Do not repeat pictures. Repeat exactly the lines of the listing below from its first line through the line with "var q045_plain = [0, 21];".

┄┄┄┄┄┄┄┄┄┄

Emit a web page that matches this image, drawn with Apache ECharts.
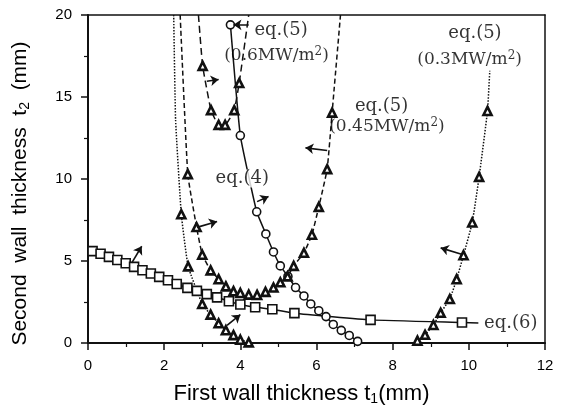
<!DOCTYPE html>
<html>
<head>
<meta charset="utf-8">
<script src="https://cdn.jsdelivr.net/npm/echarts@6/dist/echarts.min.js"></script>
<style>
  html, body { margin: 0; padding: 0; background: #fff; }
  #main { width: 569px; height: 411px; }
</style>
</head>
<body>
<div id="main"></div>
<script>
// axis ticks
var xTicks = [0, 2, 4, 6, 8, 10, 12];
var yTicks = [0, 5, 10, 15, 20];

// eq.(6) - squares
var eq6_t1 = [0.12, 0.33, 0.55, 0.77, 0.99, 1.21, 1.43, 1.65, 1.87, 2.1, 2.33, 2.61, 2.86, 3.12, 3.39, 3.7, 4.0, 4.39, 4.84, 5.42, 7.42, 9.82, 10.25];
var eq6_t2 = [5.6, 5.44, 5.25, 5.06, 4.86, 4.64, 4.44, 4.24, 4.03, 3.83, 3.6, 3.36, 3.18, 2.98, 2.78, 2.55, 2.35, 2.18, 2.06, 1.82, 1.41, 1.25, 1.22];
var eq6_plain = [22];

// eq.(4) - circles
var eq4_t1 = [3.74, 4.0, 4.43, 4.67, 4.87, 5.05, 5.25, 5.45, 5.67, 5.85, 6.06, 6.25, 6.44, 6.65, 6.86, 7.08];
var eq4_t2 = [19.4, 12.65, 8.0, 6.65, 5.55, 4.7, 4.06, 3.38, 2.87, 2.38, 1.97, 1.61, 1.13, 0.77, 0.46, 0.1];

// eq.(5) 0.6 MW/m2
var q06_t1 = [2.9, 3.01, 3.23, 3.43, 3.6, 3.84, 3.97, 4.22];
var q06_t2 = [20, 16.9, 14.2, 13.3, 13.3, 14.2, 15.85, 20];
var q06_plain = [0, 7];

// eq.(5) 0.45 MW/m2
var q045_t1 = [2.42, 2.62, 2.85, 3.0, 3.22, 3.43, 3.62, 3.82, 4.0, 4.22, 4.44, 4.66, 4.87, 5.05, 5.24, 5.4, 5.67, 5.88, 6.06, 6.28, 6.41, 6.63];
var q045_t2 = [20, 10.3, 7.07, 5.38, 4.43, 3.89, 3.45, 3.16, 3.05, 2.95, 2.93, 3.12, 3.38, 3.7, 4.06, 4.7, 5.5, 6.6, 8.3, 10.6, 14.05, 20];
var q045_plain = [0, 21];

// eq.(5) 0.3 MW/m2 (two branches)
var q03a_t1 = [2.25, 2.3, 2.45, 2.63, 3.0, 3.22, 3.43, 3.62, 3.82, 4.0, 4.22];
var q03a_t2 = [20, 13.6, 7.85, 4.67, 2.38, 1.73, 1.2, 0.78, 0.48, 0.2, 0.04];
var q03a_plain = [0, 1];
var q03b_t1 = [8.65, 8.85, 9.07, 9.26, 9.5, 9.68, 9.86, 10.09, 10.27, 10.49, 10.55];
var q03b_t2 = [0.14, 0.5, 1.1, 1.84, 2.68, 3.89, 5.35, 7.35, 10.13, 14.15, 16.6];
var q03b_plain = [10];

// direction arrows [t1 start, t2 start, t1 end, t2 end]
var arrows = [
  [1.15, 4.89, 1.41, 5.9],
  [3.65, 1.07, 4.0, 1.73],
  [2.86, 7.05, 3.39, 7.41],
  [3.12, 15.96, 3.43, 16.07],
  [4.44, 8.62, 4.74, 8.93],
  [6.28, 11.74, 5.71, 11.9],
  [9.83, 5.4, 9.26, 5.8],
  [4.22, 19.4, 3.82, 19.4]
];

// curve labels
var labelText = ['eq.(5)', '(0.6MW/m{sup|2})', 'eq.(5)', '(0.45MW/m{sup|2})', 'eq.(5)', '(0.3MW/m{sup|2})', 'eq.(4)', 'eq.(6)'];
var labelT1 = [5.07, 4.95, 7.71, 7.85, 10.16, 10.02, 4.05, 11.1];
var labelT2 = [19.09, 17.52, 14.44, 13.17, 18.91, 17.28, 10.03, 1.21];
var labelBig = [true, false, true, false, true, false, true, true];

var chart = echarts.init(document.getElementById('main'));

function pts(xs, ys, plain) {
  return xs.map(function (x, i) {
    var item = { value: [x, ys[i]] };
    if (plain && plain.indexOf(i) >= 0) item.symbol = 'none';
    return item;
  });
}

function curve(data, symbol, size, dash) {
  return {
    type: 'line',
    data: data,
    symbol: symbol,
    symbolSize: size,
    smooth: 0.12,
    lineStyle: { color: '#111', width: 1.5, type: dash },
    itemStyle: { color: '#fff', borderColor: '#111', borderWidth: symbol === 'triangle' ? 2.6 : 1.6 },
    z: 3
  };
}

var serif = 'DejaVu Serif';
var sans = 'Liberation Sans';

var option = {
  backgroundColor: '#fff',
  animation: false,
  grid: { left: 88, right: 24, top: 15, bottom: 65 },
  xAxis: [{
    type: 'value', min: 0, max: 12, interval: 2,
    name: 'First wall thickness t{sub|1}(mm)',
    nameLocation: 'middle', nameGap: 39,
    nameTextStyle: {
      color: '#000', fontFamily: sans, fontSize: 22, padding: [0, 30, 0, 0],
      rich: { sub: { fontFamily: sans, fontSize: 14, padding: [10, 0, 0, 0] } }
    },
    axisLine: { lineStyle: { color: '#111', width: 2 } },
    axisTick: { inside: false, length: 7, lineStyle: { color: '#111', width: 1.5 } },
    minorTick: { show: true, splitNumber: 2, length: 4, lineStyle: { color: '#111', width: 1.2 } },
    axisLabel: { color: '#000', fontFamily: sans, fontSize: 15, margin: 15,
      formatter: function (v) { return xTicks.indexOf(v) >= 0 ? String(v) : ''; } },
    splitLine: { show: false }
  }, {
    type: 'value', min: 0, max: 12, position: 'top',
    axisLine: { onZero: false, lineStyle: { color: '#111', width: 1.5 } },
    axisTick: { show: false }, axisLabel: { show: false }, splitLine: { show: false }
  }],
  yAxis: [{
    type: 'value', min: 0, max: 20, interval: 5,
    name: 'Second  wall  thickness  t{sub|2}  (mm)',
    nameLocation: 'middle', nameGap: 56, nameRotate: 90,
    nameTextStyle: {
      color: '#000', fontFamily: sans, fontSize: 21, padding: [0, 29, 0, 0],
      rich: { sub: { fontFamily: sans, fontSize: 14, padding: [10, 0, 0, 0] } }
    },
    axisLine: { lineStyle: { color: '#111', width: 2 } },
    axisTick: { inside: false, length: 7, lineStyle: { color: '#111', width: 1.5 } },
    minorTick: { show: true, splitNumber: 2, length: 4, lineStyle: { color: '#111', width: 1.2 } },
    axisLabel: { color: '#000', fontFamily: sans, fontSize: 15, margin: 16,
      formatter: function (v) { return yTicks.indexOf(v) >= 0 ? String(v) : ''; } },
    splitLine: { show: false }
  }, {
    type: 'value', min: 0, max: 20, position: 'right',
    axisLine: { show: true, onZero: false, lineStyle: { color: '#111', width: 1.5 } },
    axisTick: { show: false }, axisLabel: { show: false }, splitLine: { show: false }
  }],
  series: [
    curve(pts(eq6_t1, eq6_t2, eq6_plain), 'rect', 9, 'solid'),
    curve(pts(eq4_t1, eq4_t2), 'circle', 8, 'solid'),
    curve(pts(q06_t1, q06_t2, q06_plain), 'triangle', 8, [7, 4]),
    curve(pts(q045_t1, q045_t2, q045_plain), 'triangle', 8, [5, 3]),
    curve(pts(q03a_t1, q03a_t2, q03a_plain), 'triangle', 8, [1.5, 1.5]),
    curve(pts(q03b_t1, q03b_t2, q03b_plain), 'triangle', 8, [1.5, 1.5]),
    {
      type: 'lines',
      coordinateSystem: 'cartesian2d',
      symbol: ['none', 'arrow'],
      symbolSize: 8,
      lineStyle: { color: '#111', width: 1.6, opacity: 1 },
      data: arrows.map(function (a) { return { coords: [[a[0], a[1]], [a[2], a[3]]] }; }),
      z: 4
    },
    {
      type: 'scatter',
      symbolSize: 0,
      z: 5,
      data: labelText.map(function (t, i) {
        return {
          value: [labelT1[i], labelT2[i]],
          label: {
            show: true, position: 'inside', formatter: t,
            color: '#000', fontFamily: serif,
            fontSize: labelBig[i] ? 18 : 17,
            backgroundColor: labelBig[i] ? '#fff' : 'transparent',
            padding: [0, 1],
            rich: { sup: { fontFamily: serif, fontSize: 12, padding: [0, 0, 8, 0] } }
          }
        };
      })
    }
  ]
};

chart.setOption(option);
window.onresize = chart.resize;
</script>
</body>
</html>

┄┄┄┄┄┄┄┄┄┄

→ **PROBLEM SOLUTION**
Emit a web page that matches this image, drawn with Apache ECharts.
<!DOCTYPE html>
<html>
<head>
<meta charset="utf-8">
<script src="https://cdn.jsdelivr.net/npm/echarts@6/dist/echarts.min.js"></script>
<style>
  html, body { margin: 0; padding: 0; background: #fff; }
  #main { width: 569px; height: 411px; }
</style>
</head>
<body>
<div id="main"></div>
<script>
// axis ticks
var xTicks = [0, 2, 4, 6, 8, 10, 12];
var yTicks = [0, 5, 10, 15, 20];

// eq.(6) - squares
var eq6_t1 = [0.12, 0.33, 0.55, 0.77, 0.99, 1.21, 1.43, 1.65, 1.87, 2.1, 2.33, 2.61, 2.86, 3.12, 3.39, 3.7, 4.0, 4.39, 4.84, 5.42, 7.42, 9.82, 10.25];
var eq6_t2 = [5.6, 5.44, 5.25, 5.06, 4.86, 4.64, 4.44, 4.24, 4.03, 3.83, 3.6, 3.36, 3.18, 2.98, 2.78, 2.55, 2.35, 2.18, 2.06, 1.82, 1.41, 1.25, 1.22];
var eq6_plain = [22];

// eq.(4) - circles
var eq4_t1 = [3.74, 4.0, 4.43, 4.67, 4.87, 5.05, 5.25, 5.45, 5.67, 5.85, 6.06, 6.25, 6.44, 6.65, 6.86, 7.08];
var eq4_t2 = [19.4, 12.65, 8.0, 6.65, 5.55, 4.7, 4.06, 3.38, 2.87, 2.38, 1.97, 1.61, 1.13, 0.77, 0.46, 0.1];

// eq.(5) 0.6 MW/m2
var q06_t1 = [2.9, 3.01, 3.23, 3.43, 3.6, 3.84, 3.97, 4.22];
var q06_t2 = [20, 16.9, 14.2, 13.3, 13.3, 14.2, 15.85, 20];
var q06_plain = [0, 7];

// eq.(5) 0.45 MW/m2
var q045_t1 = [2.42, 2.62, 2.85, 3.0, 3.22, 3.43, 3.62, 3.82, 4.0, 4.22, 4.44, 4.66, 4.87, 5.05, 5.24, 5.4, 5.67, 5.88, 6.06, 6.28, 6.41, 6.63];
var q045_t2 = [20, 10.3, 7.07, 5.38, 4.43, 3.89, 3.45, 3.16, 3.05, 2.95, 2.93, 3.12, 3.38, 3.7, 4.06, 4.7, 5.5, 6.6, 8.3, 10.6, 14.05, 20];
var q045_plain = [0, 21];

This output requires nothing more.